Stored items from a collection:

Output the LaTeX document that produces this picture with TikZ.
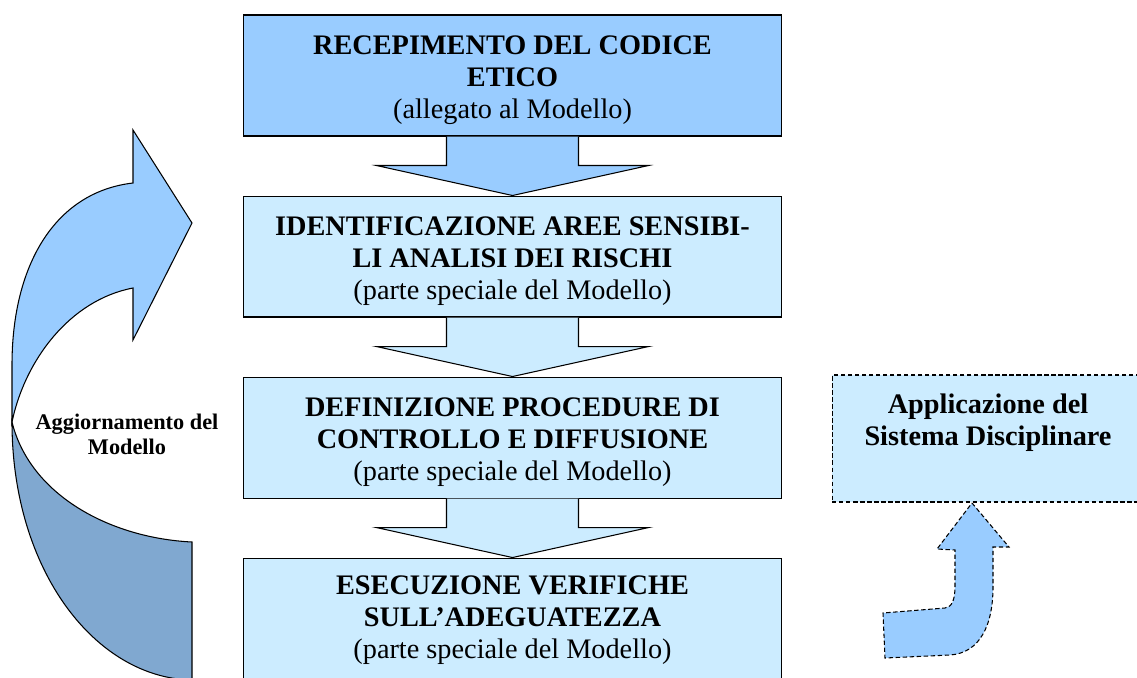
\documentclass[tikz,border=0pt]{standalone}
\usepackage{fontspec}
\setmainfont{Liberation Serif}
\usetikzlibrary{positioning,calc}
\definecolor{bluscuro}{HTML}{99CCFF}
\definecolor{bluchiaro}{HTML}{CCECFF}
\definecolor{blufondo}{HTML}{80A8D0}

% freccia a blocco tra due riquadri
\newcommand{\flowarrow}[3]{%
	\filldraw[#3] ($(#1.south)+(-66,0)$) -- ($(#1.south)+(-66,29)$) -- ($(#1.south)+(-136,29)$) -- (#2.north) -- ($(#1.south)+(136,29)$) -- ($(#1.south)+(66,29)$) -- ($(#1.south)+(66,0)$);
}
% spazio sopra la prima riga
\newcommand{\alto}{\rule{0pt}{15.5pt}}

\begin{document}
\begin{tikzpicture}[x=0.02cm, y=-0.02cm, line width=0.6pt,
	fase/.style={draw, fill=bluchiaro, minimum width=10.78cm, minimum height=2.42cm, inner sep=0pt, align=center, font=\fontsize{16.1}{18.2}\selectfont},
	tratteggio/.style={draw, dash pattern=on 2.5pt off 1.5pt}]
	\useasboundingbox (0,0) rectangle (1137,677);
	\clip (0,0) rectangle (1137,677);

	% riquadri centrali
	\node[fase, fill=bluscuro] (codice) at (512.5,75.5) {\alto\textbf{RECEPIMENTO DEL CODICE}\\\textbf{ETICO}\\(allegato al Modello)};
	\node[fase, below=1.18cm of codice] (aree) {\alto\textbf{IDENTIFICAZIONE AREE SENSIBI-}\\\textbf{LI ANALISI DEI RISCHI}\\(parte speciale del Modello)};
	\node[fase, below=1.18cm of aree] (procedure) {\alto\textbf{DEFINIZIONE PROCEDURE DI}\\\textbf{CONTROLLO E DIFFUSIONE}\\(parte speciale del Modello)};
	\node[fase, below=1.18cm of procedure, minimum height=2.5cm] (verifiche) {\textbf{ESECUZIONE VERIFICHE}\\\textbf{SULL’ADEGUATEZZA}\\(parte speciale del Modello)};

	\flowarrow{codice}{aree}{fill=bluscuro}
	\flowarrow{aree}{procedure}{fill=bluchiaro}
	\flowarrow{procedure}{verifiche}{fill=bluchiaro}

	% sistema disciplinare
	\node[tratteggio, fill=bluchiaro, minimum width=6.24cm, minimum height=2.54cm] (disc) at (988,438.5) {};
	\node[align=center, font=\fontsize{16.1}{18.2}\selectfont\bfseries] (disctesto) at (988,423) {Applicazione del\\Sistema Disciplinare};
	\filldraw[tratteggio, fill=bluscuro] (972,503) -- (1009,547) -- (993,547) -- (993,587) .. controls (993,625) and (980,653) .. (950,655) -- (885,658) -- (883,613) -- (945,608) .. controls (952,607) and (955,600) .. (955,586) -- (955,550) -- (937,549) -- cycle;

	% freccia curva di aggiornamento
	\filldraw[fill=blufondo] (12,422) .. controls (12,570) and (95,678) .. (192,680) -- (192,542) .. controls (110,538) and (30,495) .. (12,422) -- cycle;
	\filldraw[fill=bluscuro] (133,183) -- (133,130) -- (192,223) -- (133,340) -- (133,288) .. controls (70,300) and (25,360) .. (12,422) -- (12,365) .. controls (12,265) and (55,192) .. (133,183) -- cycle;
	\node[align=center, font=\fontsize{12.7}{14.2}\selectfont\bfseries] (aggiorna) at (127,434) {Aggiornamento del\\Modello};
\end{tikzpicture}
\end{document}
* * *
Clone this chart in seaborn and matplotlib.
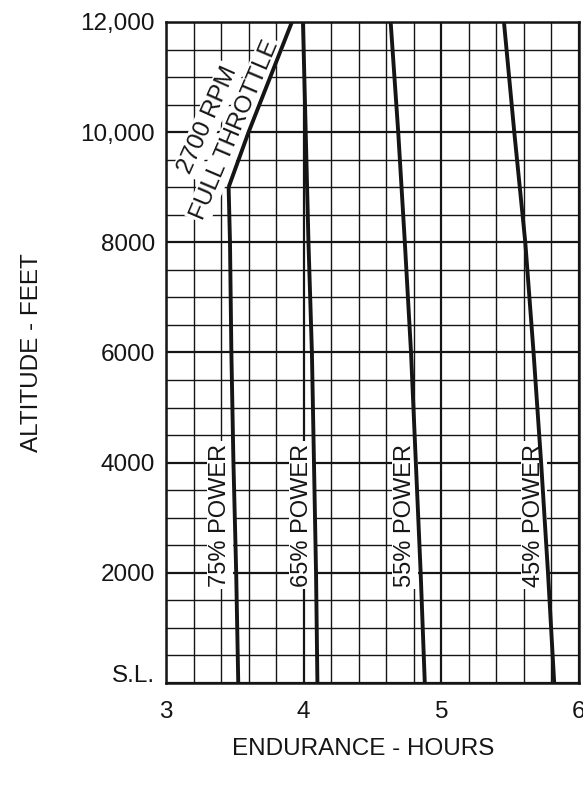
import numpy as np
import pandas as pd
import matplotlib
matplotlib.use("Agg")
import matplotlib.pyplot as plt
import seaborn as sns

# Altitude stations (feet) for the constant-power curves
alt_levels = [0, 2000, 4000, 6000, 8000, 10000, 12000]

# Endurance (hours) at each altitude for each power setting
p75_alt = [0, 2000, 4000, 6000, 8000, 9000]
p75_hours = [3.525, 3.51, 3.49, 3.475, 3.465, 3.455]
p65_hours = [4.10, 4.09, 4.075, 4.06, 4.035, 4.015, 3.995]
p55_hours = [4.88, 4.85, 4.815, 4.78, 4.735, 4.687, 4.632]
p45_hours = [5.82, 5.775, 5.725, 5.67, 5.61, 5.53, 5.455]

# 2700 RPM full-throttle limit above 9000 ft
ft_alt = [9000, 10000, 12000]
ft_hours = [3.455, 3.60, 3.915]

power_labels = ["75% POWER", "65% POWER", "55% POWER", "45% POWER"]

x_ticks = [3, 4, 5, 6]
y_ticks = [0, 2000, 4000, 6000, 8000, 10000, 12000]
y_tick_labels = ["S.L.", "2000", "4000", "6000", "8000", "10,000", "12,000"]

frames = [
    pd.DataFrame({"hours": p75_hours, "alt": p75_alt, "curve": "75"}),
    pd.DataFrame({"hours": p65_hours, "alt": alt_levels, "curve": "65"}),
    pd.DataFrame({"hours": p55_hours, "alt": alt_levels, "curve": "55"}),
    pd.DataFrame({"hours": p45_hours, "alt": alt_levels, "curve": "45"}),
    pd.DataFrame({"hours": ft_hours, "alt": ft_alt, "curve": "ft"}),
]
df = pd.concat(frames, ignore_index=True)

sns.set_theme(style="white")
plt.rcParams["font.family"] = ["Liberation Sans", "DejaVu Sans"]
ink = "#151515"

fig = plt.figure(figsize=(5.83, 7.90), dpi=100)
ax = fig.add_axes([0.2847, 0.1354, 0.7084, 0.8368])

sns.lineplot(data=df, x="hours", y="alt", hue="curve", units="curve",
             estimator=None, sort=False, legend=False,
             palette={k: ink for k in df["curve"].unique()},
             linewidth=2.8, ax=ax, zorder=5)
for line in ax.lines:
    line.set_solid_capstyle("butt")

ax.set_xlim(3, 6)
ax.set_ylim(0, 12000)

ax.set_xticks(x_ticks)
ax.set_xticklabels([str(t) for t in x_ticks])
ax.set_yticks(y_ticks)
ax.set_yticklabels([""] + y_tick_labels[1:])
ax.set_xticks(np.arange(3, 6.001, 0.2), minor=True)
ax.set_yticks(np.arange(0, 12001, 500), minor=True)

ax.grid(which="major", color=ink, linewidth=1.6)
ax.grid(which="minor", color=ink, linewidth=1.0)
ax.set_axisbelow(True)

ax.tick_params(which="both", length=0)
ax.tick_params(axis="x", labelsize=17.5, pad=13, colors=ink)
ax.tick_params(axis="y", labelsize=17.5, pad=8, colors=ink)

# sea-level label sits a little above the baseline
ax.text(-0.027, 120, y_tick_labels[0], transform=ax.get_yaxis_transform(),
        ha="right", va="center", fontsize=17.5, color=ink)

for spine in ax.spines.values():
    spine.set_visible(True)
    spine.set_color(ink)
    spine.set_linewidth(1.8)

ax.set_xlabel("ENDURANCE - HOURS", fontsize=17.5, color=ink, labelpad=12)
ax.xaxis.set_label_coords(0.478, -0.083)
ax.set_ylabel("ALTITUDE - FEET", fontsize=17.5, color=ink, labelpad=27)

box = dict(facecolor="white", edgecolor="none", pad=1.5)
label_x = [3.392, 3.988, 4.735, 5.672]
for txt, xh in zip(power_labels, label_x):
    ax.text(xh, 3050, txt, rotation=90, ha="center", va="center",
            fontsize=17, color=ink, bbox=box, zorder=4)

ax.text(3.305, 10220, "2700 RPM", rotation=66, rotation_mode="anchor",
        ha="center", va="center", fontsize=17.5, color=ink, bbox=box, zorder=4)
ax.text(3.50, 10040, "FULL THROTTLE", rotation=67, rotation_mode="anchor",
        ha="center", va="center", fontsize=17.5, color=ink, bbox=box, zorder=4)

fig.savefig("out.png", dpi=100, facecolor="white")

Job
From the material above, reproduce only what runs from the line holding "Clone this chart in seaborn and matplotlib." down to the line holding "p45_hours = [5.82, 5.775, 5.725, 5.67, 5.61, 5.53, 5.455]", both included, pictures excluded.

Answer for this exercise
Clone this chart in seaborn and matplotlib.
import numpy as np
import pandas as pd
import matplotlib
matplotlib.use("Agg")
import matplotlib.pyplot as plt
import seaborn as sns

# Altitude stations (feet) for the constant-power curves
alt_levels = [0, 2000, 4000, 6000, 8000, 10000, 12000]

# Endurance (hours) at each altitude for each power setting
p75_alt = [0, 2000, 4000, 6000, 8000, 9000]
p75_hours = [3.525, 3.51, 3.49, 3.475, 3.465, 3.455]
p65_hours = [4.10, 4.09, 4.075, 4.06, 4.035, 4.015, 3.995]
p55_hours = [4.88, 4.85, 4.815, 4.78, 4.735, 4.687, 4.632]
p45_hours = [5.82, 5.775, 5.725, 5.67, 5.61, 5.53, 5.455]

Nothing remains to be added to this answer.